Page MenuHomePhabricator

Support services VIPs with not marked as VIP in Netbox
Open, MediumPublic

Description

As a result of an audit (see parent task) I've noticed some discrepancies between the data in Netbox and the one on the hosts (synced via PuppetDB) for some support services:

gitlab

On gitlab1001 we have allocated 208.80.154.14/32 as a proper VIP, but that one is allocated as /26 on Netbox (the default is to use the parent prefix's netmask) and is not marked as VIP, as it should following [1]. The automation in those cases doesn't attach the IP to the interface on the server because being a VIP it could migrate to another host. See https://netbox.wikimedia.org/ipam/ip-addresses/8255/ and https://netbox.wikimedia.org/ipam/ip-addresses/8257/

Same on gitlab2001 for https://netbox.wikimedia.org/ipam/ip-addresses/8829/ and https://netbox.wikimedia.org/ipam/ip-addresses/8830/

if the above is correct, the solution is to:

  • alter the above IP Addresses netmask in Netbox to /32
  • set their role to VIP
  • detatch the interface from the respective hosts
list1001

Has the same IP allocated twice on the host with two different netmasks:

inet 208.80.154.31/26 brd 208.80.154.63 scope global ens5
   valid_lft forever preferred_lft forever
inet 208.80.154.31/32 scope global ens5
   valid_lft forever preferred_lft forever

As this is not a VIP I'm not sure why it's allocated twice and with the /32 netmask, I guess the host need a fix to have it just once with the /26 netmask.

[1] https://wikitech.wikimedia.org/wiki/DNS/Netbox#How_to_manually_allocate_a_special_purpose_IP_address_in_Netbox

Event Timeline

Pinging @Jelto for gitlab (not sure if the issue is still present or relevant) and @akosiaris for lists1001 (I can confirm the missconfig is still there, but dunno who handles that service those days :) )

Pinging @Jelto for gitlab (not sure if the issue is still present or relevant) and @akosiaris for lists1001 (I can confirm the missconfig is still there, but dunno who handles that service those days :) )

Adding @Amir1 and @Legoktm. I can see the misconfig too, not sure why it is there though. My guess is operator error since that file isn't puppet managed (aside from a weird hack we do to insert IPv6 related things in there), but I 'd like a confirmation.

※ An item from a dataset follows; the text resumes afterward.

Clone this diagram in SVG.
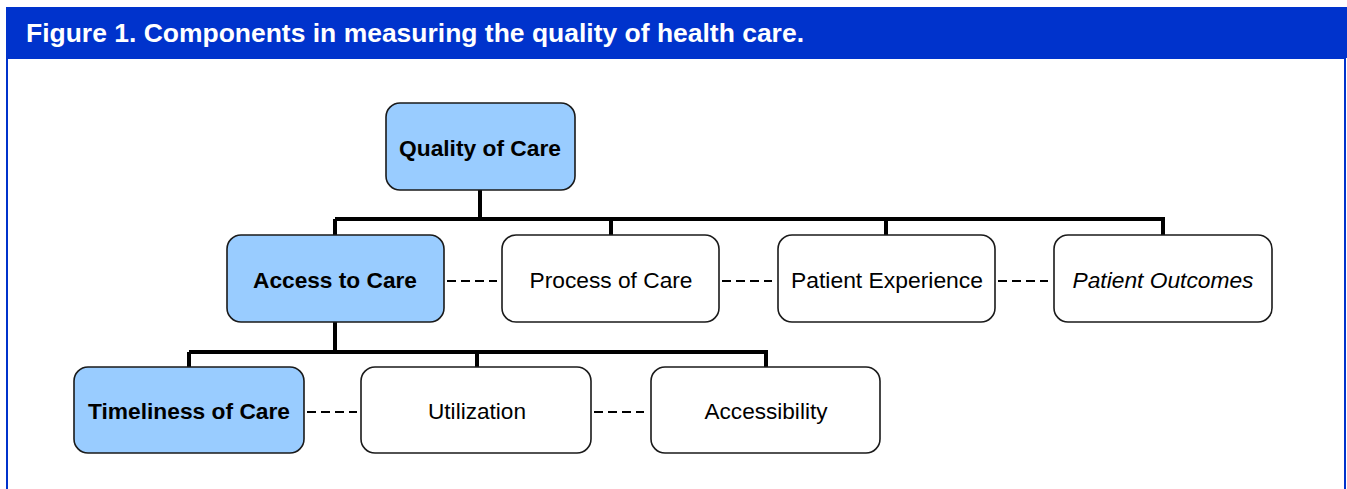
<svg xmlns="http://www.w3.org/2000/svg" width="1347" height="489" viewBox="0 0 1347 489">
<style>
.node rect{stroke:#1a1a1a;stroke-width:1.6}
.hl rect{fill:#99CCFF}
.pl rect{fill:#ffffff}
.t{font-family:"Liberation Sans",Arial,sans-serif;font-size:22px;fill:#000;text-anchor:middle}
.b{font-weight:bold}
.solid{stroke:#000;stroke-width:4;fill:none}
.dash{stroke:#000;stroke-width:2;stroke-dasharray:9 5;fill:none}
</style>
<rect x="0" y="0" width="1347" height="489" fill="#ffffff"/>
<rect x="7" y="58" width="1338" height="440" fill="#ffffff" stroke="#0033CC" stroke-width="2"/>
<rect x="6" y="7" width="1341" height="51" fill="#0033CC"/>
<text x="26" y="42" font-family="Liberation Sans,Arial,sans-serif" font-size="25" font-weight="bold" fill="#ffffff" textLength="778" lengthAdjust="spacingAndGlyphs">Figure 1. Components in measuring the quality of health care.</text>
<g id="connectors">
<path class="solid" d="M480,190 V219 M335,219 H1163 M335,219 V235 M611,219 V235 M886,219 V235 M1163,217 V235"/>
<path class="solid" d="M335,322 V352 M189,352 H767 M189,352 V367 M477,352 V367 M766,350 V367"/>
<path class="dash" d="M447,281 H497 M722,281 H772 M998,281 H1048"/>
<path class="dash" d="M307,412 H357 M594,412 H644"/>
</g>
<g id="quality" class="node hl"><rect x="386" y="103" width="189" height="87" rx="14"/><text class="t b" x="480" y="156" textLength="162" lengthAdjust="spacingAndGlyphs">Quality of Care</text></g>
<g id="access" class="node hl"><rect x="227" y="235" width="217" height="87" rx="14"/><text class="t b" x="335" y="288" textLength="164" lengthAdjust="spacingAndGlyphs">Access to Care</text></g>
<g id="process" class="node pl"><rect x="502" y="235" width="217" height="87" rx="14"/><text class="t" x="611" y="288" textLength="163" lengthAdjust="spacingAndGlyphs">Process of Care</text></g>
<g id="experience" class="node pl"><rect x="778" y="235" width="217" height="87" rx="14"/><text class="t" x="887" y="288" textLength="192" lengthAdjust="spacingAndGlyphs">Patient Experience</text></g>
<g id="outcomes" class="node pl"><rect x="1054" y="235" width="218" height="87" rx="14"/><text class="t" x="1163" y="288" font-style="italic" textLength="181" lengthAdjust="spacingAndGlyphs">Patient Outcomes</text></g>
<g id="timeliness" class="node hl"><rect x="74" y="367" width="230" height="86" rx="14"/><text class="t b" x="189" y="419" textLength="202" lengthAdjust="spacingAndGlyphs">Timeliness of Care</text></g>
<g id="utilization" class="node pl"><rect x="361" y="367" width="230" height="86" rx="14"/><text class="t" x="477" y="419" textLength="98" lengthAdjust="spacingAndGlyphs">Utilization</text></g>
<g id="accessibility" class="node pl"><rect x="651" y="367" width="229" height="86" rx="14"/><text class="t" x="766" y="419" textLength="123" lengthAdjust="spacingAndGlyphs">Accessibility</text></g>
</svg>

If this isn't by design, the fix appears to be easy, just fix the misconfig and reboot.

Legoktm added a subscriber: Ladsgroup.

Any IP (mis)configuration most likely predates Amir's and my involvement with mailman, we never touched that stuff. I can't think of any reason why it was set like that, so fixing it sounds good to me, we should just announce the maintenance window ahead of time since it needs a reboot.

gitlab1001 and gitlab2001 will be decommissioned soon in T307142. So regarding GitLab this should be resolved soon.

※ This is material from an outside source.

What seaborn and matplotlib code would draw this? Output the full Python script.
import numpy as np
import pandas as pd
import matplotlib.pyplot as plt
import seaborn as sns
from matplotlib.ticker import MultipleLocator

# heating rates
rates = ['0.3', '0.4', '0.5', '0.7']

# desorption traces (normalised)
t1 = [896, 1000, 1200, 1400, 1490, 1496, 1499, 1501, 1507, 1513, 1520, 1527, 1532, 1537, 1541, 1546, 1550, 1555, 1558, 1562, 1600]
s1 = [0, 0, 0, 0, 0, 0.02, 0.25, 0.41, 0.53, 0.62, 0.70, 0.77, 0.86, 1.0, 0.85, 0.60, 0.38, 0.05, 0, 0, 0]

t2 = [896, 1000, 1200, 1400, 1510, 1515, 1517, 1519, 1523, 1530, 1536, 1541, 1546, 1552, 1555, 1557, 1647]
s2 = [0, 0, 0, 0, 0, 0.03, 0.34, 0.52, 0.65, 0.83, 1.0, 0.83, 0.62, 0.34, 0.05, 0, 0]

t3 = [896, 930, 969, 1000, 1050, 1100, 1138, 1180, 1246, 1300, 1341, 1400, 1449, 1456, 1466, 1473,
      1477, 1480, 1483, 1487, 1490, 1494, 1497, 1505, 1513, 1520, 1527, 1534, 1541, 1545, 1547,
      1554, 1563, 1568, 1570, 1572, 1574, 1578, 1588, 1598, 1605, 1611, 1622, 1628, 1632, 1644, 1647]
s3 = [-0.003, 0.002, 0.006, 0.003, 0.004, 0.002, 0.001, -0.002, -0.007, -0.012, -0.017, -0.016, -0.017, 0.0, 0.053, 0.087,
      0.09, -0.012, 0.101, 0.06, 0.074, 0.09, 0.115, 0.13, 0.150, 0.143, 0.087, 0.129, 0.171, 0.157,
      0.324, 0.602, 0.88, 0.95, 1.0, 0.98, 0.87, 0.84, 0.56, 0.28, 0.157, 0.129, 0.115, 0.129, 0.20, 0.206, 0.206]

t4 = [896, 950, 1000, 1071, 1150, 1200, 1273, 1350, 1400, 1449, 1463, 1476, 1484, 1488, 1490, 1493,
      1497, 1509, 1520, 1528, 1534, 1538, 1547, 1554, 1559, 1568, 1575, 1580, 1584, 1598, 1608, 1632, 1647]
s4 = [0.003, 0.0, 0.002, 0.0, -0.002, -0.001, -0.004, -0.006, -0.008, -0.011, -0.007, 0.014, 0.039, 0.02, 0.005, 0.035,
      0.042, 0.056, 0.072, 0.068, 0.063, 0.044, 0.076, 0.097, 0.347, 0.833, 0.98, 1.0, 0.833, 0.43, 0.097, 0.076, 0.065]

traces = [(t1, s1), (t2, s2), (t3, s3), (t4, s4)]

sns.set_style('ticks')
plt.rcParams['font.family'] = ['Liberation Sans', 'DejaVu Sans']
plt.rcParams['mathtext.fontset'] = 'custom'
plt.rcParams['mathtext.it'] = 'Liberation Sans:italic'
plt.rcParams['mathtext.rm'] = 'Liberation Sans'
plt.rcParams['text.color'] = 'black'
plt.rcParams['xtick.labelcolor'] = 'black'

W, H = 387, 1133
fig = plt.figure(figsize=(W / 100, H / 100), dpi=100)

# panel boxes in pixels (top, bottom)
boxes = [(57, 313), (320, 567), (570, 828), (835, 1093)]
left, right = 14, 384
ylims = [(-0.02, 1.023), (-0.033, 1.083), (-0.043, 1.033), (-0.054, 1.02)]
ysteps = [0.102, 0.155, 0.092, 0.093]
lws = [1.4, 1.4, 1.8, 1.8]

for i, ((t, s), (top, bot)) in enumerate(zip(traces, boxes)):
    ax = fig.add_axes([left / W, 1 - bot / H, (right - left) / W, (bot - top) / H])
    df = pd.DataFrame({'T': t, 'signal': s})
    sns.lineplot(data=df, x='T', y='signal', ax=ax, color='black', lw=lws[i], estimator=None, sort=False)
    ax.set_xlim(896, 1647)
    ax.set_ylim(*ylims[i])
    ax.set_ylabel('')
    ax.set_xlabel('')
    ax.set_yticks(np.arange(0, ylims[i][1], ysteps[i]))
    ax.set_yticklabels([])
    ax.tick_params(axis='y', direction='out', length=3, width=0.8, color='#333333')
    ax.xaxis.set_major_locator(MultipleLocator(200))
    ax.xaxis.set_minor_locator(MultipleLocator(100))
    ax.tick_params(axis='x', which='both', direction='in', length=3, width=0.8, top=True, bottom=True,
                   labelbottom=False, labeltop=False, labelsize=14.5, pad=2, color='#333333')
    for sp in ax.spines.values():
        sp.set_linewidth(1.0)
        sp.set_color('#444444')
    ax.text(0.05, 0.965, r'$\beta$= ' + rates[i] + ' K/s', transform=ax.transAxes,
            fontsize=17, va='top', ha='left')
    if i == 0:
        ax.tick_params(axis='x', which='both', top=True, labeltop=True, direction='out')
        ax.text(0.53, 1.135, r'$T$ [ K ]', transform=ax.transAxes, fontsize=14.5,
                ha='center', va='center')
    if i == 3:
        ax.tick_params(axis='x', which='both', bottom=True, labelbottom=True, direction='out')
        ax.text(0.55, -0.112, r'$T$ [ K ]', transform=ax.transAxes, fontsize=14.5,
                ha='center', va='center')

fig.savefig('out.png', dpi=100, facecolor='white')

However thanks for checking the config and bringing this up. For future GitLab machines we will try to keep netbox and puppet in sync.

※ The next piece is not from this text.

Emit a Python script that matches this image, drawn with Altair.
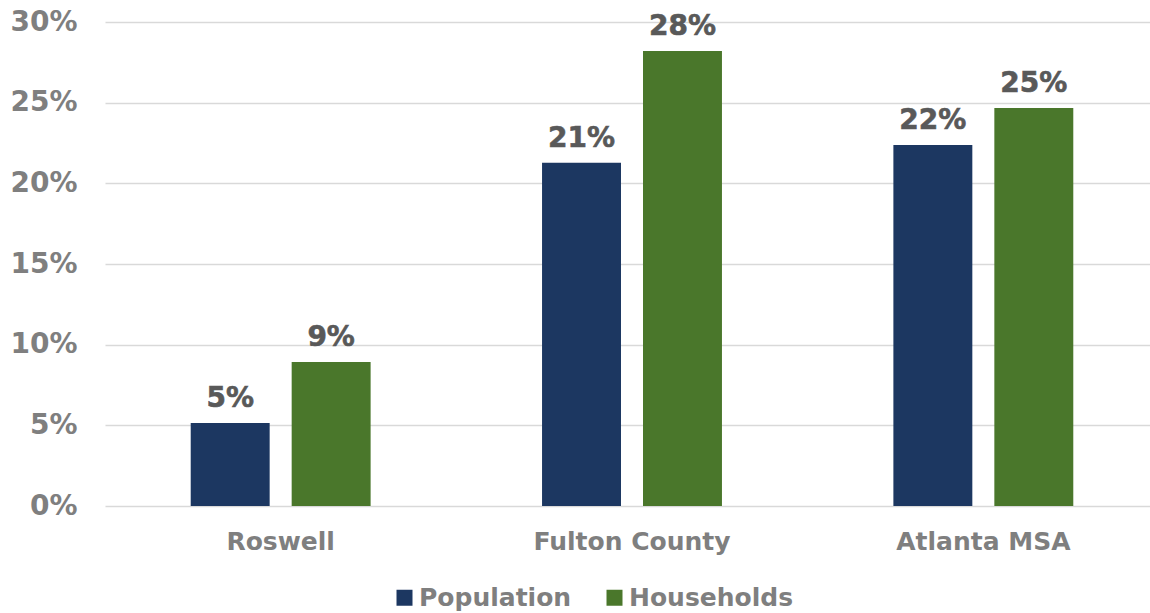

Regarding mailman, yes, Kunal and I didn't touch those settings [1] (I couldn't as I didn't have access to netbox back then). Maybe @herron did it when he did the upgrade to buster? but it doesn't matter. It's fine by me and if you need someone to babysit the change (and do the communication, etc.) I can do it.

[1] OT note: The way we did migration of mm2 to mm3 was basically changing the floor while people were standing on it. mm3 and mm2 were served at the same time from the same apache server and the same DNS record (we didn't even change anything there). It didn't even require a reboot. We just switched the main URL to redirect to a new path.

Didn't need a reboot after all. I fixed /etc/network/interfaces configuration and issued a systemctl restart networking logged in as root via the ganeti-instance console command. Didn't miss a single packet. I think that we can call lists1001 solved.

gitlab1001 and gitlab2001 will be decommissioned soon in T307142. So regarding GitLab this should be resolved soon.

However thanks for checking the config and bringing this up. For future GitLab machines we will try to keep netbox and puppet in sync.

This has happened. Both hosts don't exist anymore now.

Assigning to Cathal as per meeting discussion.